-- BEGIN --
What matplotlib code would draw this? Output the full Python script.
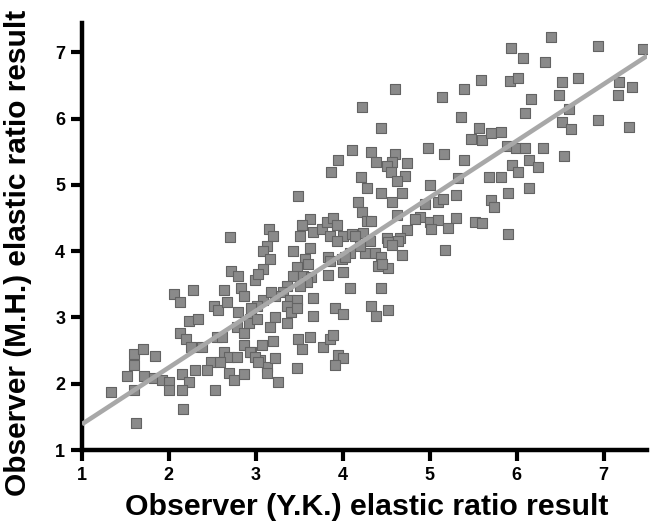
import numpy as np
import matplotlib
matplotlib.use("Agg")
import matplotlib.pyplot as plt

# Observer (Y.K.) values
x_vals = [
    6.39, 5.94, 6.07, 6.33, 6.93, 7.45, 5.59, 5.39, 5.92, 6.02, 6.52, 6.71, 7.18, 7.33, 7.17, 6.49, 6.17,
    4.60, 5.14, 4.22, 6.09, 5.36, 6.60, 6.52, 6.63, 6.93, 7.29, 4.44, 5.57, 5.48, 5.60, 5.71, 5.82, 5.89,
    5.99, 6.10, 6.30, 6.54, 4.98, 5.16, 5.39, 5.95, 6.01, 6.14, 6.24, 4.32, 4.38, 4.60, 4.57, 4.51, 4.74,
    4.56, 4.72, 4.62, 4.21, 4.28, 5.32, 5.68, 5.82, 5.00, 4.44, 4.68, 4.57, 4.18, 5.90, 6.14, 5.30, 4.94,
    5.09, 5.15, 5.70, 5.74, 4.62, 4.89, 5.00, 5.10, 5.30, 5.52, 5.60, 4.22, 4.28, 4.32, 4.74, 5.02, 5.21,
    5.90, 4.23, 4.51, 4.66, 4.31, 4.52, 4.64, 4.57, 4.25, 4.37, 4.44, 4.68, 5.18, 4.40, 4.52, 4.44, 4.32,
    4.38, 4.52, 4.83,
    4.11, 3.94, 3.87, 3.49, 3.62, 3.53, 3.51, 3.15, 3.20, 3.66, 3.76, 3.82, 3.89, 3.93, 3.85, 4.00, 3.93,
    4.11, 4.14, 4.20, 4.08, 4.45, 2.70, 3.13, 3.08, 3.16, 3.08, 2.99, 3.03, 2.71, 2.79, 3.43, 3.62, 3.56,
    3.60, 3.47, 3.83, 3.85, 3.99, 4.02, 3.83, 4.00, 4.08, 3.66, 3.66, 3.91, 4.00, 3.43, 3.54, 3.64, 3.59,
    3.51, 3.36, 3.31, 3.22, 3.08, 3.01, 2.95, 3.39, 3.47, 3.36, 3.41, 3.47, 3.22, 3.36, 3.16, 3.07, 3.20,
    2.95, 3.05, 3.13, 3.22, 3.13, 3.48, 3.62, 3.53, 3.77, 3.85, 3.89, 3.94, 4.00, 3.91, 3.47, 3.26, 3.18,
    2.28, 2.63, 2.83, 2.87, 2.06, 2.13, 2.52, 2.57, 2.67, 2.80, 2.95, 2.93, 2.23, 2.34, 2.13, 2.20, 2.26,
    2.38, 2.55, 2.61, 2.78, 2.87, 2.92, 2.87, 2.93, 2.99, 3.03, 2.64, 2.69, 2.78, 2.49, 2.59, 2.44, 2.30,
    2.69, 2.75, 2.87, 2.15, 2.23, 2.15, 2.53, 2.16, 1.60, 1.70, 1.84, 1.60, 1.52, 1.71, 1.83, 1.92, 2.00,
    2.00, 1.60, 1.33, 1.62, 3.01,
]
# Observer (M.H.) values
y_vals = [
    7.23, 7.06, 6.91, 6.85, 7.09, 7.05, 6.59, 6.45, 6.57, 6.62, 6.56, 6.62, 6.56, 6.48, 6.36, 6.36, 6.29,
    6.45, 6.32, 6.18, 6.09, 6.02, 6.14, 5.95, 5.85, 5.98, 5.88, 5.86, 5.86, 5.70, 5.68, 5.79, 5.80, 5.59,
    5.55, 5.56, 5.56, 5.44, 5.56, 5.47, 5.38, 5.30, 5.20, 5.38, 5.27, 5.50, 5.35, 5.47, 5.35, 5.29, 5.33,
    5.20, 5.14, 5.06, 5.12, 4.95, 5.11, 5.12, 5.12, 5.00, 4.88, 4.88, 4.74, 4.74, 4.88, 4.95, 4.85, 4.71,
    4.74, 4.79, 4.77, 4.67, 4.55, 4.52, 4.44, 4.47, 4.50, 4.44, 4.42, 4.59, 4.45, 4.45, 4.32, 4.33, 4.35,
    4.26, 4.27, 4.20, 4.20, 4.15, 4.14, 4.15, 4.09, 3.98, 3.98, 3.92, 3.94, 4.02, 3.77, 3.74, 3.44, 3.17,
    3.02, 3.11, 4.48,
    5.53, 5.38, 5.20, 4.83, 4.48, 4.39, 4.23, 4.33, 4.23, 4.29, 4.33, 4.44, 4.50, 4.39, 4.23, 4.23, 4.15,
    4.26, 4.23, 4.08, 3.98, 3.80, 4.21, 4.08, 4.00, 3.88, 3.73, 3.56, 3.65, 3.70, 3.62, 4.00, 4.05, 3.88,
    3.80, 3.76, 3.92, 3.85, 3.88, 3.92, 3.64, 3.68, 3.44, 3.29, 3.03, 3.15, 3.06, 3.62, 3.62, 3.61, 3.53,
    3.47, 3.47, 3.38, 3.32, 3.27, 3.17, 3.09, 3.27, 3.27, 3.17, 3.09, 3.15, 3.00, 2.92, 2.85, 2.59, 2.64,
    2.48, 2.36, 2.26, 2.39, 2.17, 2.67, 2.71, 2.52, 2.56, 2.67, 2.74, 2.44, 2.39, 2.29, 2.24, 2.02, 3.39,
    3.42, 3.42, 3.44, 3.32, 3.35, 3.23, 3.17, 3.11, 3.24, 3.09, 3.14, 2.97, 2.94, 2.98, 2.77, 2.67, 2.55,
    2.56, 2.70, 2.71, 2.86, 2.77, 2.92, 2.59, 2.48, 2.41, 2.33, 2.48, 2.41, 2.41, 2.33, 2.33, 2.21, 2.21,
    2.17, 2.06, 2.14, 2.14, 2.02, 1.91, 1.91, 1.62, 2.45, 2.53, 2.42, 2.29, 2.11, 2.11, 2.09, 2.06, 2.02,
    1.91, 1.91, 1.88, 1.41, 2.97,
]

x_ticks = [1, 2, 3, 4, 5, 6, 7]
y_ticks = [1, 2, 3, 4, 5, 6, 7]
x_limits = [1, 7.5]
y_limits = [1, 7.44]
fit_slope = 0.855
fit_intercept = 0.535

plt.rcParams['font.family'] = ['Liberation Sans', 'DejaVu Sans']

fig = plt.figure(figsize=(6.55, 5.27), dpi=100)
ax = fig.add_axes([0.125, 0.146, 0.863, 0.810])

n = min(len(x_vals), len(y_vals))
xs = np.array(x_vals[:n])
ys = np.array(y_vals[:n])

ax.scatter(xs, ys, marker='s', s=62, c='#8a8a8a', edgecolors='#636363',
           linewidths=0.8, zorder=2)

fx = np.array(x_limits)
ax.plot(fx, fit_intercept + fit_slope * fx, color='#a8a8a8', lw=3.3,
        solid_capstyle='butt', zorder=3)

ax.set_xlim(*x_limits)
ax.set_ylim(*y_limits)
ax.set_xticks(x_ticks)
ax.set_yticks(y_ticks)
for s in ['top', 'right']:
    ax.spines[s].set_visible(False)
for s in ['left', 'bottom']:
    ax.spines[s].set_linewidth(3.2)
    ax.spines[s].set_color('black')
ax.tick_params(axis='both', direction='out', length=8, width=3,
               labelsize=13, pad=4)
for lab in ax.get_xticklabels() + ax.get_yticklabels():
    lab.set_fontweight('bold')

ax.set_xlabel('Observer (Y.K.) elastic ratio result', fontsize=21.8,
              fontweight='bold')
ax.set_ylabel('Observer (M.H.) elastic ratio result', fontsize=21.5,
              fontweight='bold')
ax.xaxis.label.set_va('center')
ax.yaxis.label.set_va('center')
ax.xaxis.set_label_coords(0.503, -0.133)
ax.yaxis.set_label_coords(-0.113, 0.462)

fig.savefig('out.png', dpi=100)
-- END --
-- BEGIN --
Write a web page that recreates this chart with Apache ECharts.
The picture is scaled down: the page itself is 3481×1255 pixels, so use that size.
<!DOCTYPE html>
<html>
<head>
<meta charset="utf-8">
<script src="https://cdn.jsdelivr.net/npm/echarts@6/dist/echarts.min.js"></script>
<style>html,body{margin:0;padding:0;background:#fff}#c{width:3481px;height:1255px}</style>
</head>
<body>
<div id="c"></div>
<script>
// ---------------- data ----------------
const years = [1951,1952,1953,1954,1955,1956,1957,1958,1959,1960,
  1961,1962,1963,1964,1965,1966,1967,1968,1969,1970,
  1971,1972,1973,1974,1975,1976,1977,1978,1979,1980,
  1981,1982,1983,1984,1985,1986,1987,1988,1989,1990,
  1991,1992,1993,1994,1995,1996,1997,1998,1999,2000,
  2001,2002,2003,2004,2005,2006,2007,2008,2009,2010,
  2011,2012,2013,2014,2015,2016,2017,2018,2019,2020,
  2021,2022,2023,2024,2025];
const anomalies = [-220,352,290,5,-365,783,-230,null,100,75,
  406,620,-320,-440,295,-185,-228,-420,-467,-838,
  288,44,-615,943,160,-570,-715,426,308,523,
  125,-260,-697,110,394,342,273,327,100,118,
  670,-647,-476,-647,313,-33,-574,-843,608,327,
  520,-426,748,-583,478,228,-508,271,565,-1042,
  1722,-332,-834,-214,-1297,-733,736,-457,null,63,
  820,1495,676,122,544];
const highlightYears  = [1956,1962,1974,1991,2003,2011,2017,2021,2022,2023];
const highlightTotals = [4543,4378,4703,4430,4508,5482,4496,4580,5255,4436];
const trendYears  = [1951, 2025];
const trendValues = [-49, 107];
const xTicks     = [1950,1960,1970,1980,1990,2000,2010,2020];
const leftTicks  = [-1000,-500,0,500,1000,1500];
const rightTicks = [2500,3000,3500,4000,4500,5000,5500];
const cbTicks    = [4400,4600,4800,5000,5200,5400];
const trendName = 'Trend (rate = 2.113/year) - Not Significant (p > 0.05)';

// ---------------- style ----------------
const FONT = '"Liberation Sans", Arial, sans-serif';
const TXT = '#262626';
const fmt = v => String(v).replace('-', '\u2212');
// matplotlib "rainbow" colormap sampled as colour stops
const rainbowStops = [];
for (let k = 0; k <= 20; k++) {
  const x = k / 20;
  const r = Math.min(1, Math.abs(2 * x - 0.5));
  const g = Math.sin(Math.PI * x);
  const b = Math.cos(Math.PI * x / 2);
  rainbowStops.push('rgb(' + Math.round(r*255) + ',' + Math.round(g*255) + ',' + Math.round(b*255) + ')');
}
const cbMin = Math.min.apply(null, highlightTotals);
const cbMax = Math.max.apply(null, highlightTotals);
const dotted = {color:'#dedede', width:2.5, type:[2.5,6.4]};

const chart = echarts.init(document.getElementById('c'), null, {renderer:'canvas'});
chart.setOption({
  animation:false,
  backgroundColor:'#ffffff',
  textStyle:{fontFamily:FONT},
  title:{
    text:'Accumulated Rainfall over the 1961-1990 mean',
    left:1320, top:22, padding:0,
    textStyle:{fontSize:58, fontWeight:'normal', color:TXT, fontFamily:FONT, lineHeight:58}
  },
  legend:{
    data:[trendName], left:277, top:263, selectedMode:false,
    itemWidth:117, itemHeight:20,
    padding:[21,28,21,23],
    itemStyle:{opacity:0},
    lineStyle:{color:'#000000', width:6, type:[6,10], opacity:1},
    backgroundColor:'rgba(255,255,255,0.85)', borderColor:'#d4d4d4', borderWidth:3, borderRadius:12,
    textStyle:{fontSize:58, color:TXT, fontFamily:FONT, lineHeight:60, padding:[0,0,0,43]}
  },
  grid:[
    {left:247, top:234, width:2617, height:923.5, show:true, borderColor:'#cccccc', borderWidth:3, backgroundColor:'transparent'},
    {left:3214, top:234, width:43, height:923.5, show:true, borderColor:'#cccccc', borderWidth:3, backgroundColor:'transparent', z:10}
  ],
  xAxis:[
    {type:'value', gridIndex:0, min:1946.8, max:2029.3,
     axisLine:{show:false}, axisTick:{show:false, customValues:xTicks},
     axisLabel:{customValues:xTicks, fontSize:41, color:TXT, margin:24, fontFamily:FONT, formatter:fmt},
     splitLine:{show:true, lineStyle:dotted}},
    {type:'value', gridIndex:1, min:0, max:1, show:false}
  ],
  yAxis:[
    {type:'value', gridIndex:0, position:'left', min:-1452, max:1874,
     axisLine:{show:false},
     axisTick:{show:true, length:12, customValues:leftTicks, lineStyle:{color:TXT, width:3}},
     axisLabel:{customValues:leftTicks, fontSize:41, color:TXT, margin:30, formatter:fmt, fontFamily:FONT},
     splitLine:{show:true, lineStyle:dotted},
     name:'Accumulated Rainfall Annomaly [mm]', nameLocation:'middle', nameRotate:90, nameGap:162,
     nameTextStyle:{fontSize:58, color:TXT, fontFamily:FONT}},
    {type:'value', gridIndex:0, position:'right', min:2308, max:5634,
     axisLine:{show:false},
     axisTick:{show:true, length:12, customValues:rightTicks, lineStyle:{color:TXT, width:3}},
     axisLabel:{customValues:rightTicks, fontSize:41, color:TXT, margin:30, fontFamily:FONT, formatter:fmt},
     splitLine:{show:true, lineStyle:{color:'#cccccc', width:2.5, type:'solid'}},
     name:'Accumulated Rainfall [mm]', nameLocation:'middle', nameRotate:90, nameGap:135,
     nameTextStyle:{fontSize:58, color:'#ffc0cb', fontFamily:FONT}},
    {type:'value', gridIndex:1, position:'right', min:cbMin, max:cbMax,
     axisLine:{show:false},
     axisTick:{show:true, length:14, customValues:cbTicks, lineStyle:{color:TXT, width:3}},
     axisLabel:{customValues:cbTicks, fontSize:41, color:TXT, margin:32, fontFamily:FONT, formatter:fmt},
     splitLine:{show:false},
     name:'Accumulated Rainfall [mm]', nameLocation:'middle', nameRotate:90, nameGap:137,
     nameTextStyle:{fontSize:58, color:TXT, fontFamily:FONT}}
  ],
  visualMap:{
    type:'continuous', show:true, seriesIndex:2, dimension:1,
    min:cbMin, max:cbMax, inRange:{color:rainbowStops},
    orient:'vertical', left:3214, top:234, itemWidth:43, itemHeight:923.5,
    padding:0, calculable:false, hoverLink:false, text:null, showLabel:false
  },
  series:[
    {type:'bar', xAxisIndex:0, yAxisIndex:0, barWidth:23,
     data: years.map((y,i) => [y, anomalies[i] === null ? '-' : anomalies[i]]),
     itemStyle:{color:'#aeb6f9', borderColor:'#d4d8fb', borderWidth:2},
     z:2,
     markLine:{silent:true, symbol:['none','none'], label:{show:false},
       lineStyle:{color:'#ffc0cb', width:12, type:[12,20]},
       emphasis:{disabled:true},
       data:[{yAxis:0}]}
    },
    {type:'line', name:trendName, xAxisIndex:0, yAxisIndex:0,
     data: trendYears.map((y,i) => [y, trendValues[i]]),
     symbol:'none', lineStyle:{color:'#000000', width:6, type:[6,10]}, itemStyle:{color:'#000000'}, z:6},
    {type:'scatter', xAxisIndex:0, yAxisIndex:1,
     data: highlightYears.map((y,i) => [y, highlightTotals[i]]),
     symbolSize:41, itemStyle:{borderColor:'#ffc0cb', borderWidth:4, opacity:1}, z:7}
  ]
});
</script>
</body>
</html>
-- END --
__REQUEST__.
Reproduce the lines above starting at the one with "What matplotlib code" and ending at the one with "import matplotlib.pyplot as plt", both included, exactly and with no pictures.

__ANSWER TO THE PROBLEM__.
What matplotlib code would draw this? Output the full Python script.
import numpy as np
import matplotlib
matplotlib.use("Agg")
import matplotlib.pyplot as plt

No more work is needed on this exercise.